CFO Paul Donofrio said on an earnings call: “I would draw your attention to is the digital sales growth, which is up 26% year over year. 85% of booked mortgages in the quarter were done digitally while 77% of direct vehicle loans were digital.”

He added: “In both Merrill Lynch and the Private Bank, we are focussed on three pillars for digital engagement. One, digital adoption and deeper engagement. Two, modernising our platform for advisors and clients. Three, secure and easy collaboration with clients… Digitisation and in particular Artificial Intelligence is helping us streamline processes and respond to clients more quickly and efficiently. As an example, our bankers are using technology powered by Erica [the bank’s virtual financial assistant] to not only better manage credit exposure, but also identify and win new business.

Bank of America boasts 40.5 million digital users, up 1.2 million y-o-y.

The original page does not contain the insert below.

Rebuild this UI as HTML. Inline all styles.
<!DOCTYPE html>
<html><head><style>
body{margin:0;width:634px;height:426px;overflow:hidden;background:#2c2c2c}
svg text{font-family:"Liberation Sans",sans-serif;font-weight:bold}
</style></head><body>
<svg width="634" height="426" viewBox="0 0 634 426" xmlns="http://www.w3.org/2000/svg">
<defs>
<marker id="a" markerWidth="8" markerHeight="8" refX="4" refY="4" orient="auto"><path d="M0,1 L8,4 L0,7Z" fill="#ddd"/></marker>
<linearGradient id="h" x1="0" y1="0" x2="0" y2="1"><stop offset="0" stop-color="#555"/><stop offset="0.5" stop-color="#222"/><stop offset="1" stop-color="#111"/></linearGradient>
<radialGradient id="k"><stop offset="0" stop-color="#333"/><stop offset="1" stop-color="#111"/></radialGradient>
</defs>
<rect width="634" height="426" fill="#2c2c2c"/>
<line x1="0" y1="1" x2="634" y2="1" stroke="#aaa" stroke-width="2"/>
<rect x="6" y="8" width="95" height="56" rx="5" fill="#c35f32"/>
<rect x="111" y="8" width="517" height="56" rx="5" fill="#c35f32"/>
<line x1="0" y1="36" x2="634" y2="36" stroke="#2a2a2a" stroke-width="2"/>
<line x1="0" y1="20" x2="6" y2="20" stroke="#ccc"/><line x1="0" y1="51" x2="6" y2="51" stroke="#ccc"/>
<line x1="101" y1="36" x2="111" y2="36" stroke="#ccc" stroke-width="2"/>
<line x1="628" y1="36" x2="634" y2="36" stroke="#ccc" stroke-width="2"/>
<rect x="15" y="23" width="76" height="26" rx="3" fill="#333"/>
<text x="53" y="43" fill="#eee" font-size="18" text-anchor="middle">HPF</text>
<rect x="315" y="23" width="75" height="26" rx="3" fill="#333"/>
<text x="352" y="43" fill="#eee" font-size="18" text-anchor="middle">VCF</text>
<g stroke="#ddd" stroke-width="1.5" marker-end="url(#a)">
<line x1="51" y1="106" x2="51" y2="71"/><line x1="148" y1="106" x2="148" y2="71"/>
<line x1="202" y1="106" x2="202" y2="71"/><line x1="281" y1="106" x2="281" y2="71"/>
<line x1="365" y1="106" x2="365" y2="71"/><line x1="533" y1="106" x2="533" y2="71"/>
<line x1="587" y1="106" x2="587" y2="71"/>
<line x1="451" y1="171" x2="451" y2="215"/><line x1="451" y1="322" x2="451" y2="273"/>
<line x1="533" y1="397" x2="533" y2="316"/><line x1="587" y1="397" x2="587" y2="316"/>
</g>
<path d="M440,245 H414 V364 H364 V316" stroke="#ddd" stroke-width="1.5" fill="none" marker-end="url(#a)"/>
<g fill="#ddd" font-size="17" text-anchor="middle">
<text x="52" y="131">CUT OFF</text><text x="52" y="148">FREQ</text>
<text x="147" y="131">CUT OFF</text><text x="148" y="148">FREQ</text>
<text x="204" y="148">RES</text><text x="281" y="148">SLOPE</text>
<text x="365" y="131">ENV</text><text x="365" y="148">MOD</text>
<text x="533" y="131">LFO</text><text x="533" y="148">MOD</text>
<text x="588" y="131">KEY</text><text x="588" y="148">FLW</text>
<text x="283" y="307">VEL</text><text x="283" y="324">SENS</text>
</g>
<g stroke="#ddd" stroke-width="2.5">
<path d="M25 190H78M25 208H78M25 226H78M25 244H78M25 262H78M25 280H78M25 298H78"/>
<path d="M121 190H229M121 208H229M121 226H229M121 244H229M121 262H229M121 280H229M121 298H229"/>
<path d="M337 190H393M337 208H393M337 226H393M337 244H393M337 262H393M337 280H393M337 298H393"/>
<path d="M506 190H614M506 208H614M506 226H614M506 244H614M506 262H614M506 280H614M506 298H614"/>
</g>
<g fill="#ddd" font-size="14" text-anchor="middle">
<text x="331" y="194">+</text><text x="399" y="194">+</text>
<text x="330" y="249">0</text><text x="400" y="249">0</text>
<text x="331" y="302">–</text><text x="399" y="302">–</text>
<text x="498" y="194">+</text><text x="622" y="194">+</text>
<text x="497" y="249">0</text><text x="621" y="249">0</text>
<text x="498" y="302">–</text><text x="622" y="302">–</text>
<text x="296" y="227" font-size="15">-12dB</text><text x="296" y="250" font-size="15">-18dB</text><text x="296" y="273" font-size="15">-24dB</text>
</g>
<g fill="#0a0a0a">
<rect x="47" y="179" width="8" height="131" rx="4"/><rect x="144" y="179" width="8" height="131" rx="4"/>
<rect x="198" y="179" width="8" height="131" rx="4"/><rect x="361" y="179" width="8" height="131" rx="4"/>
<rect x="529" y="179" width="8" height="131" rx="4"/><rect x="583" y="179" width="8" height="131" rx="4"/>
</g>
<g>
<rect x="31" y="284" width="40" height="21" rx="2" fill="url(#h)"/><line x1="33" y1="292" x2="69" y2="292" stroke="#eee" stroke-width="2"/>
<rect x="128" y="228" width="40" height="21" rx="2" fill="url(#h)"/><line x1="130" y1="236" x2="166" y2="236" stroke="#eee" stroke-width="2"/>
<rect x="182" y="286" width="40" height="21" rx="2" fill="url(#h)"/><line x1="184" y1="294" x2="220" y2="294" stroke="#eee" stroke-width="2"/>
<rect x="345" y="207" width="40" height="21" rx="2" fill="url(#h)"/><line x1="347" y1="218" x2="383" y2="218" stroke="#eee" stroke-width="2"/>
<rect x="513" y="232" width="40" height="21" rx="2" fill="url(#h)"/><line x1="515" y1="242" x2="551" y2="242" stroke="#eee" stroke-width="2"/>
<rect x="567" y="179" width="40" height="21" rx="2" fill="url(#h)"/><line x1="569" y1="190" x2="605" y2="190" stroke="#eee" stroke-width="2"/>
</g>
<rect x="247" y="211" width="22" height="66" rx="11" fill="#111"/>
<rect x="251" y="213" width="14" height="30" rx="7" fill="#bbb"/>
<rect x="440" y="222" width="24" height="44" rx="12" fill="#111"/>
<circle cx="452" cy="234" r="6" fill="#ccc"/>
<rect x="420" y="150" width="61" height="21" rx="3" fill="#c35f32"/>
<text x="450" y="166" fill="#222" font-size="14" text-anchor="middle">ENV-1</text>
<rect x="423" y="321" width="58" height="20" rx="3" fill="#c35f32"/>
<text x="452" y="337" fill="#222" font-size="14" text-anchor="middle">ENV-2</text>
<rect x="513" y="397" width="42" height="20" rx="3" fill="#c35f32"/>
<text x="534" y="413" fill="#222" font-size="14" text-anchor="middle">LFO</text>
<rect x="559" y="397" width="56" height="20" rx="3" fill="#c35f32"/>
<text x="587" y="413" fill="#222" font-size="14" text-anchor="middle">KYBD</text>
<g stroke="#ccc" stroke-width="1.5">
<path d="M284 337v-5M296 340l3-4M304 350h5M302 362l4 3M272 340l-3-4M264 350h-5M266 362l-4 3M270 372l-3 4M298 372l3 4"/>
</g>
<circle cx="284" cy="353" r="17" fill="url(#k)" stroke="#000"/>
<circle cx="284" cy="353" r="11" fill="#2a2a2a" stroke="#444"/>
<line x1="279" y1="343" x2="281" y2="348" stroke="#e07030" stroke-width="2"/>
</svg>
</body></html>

Digital strategies are powering global expansion at JPMorgan, which has recently made a string of acquisitions, including of the UK’s Nutmeg, taking a 40% stake in Brazil’s all-digital bank C6, and automated tax technology startup 55ip.

JPMorgan CFO Jeremy Barnum said on the bank’s earnings call: “You’ve heard Jamie over the years talk about why it wouldn’t really make sense to do international expansion in consumer when you think about that through the lens of a branch-based strategy.

“So if you imagine, going outside of the US and opening branches in other countries and competing with the incumbents, just from a branding perspective, from an operating leverage perspective, we’ve never felt that, that was likely to be a successful strategy for us, and that hasn’t really changed. The difference right now is the ability to do that digitally. What’s really particularly exciting about the international expansion narrative, both in the UK and now with our recent investment in C6 in Brazil, is the ability to kind of experiment a little bit.”

Income soared at JPMorgan, as it did elsewhere, with the bank spending $17 billion, of which more than 50% is on technology.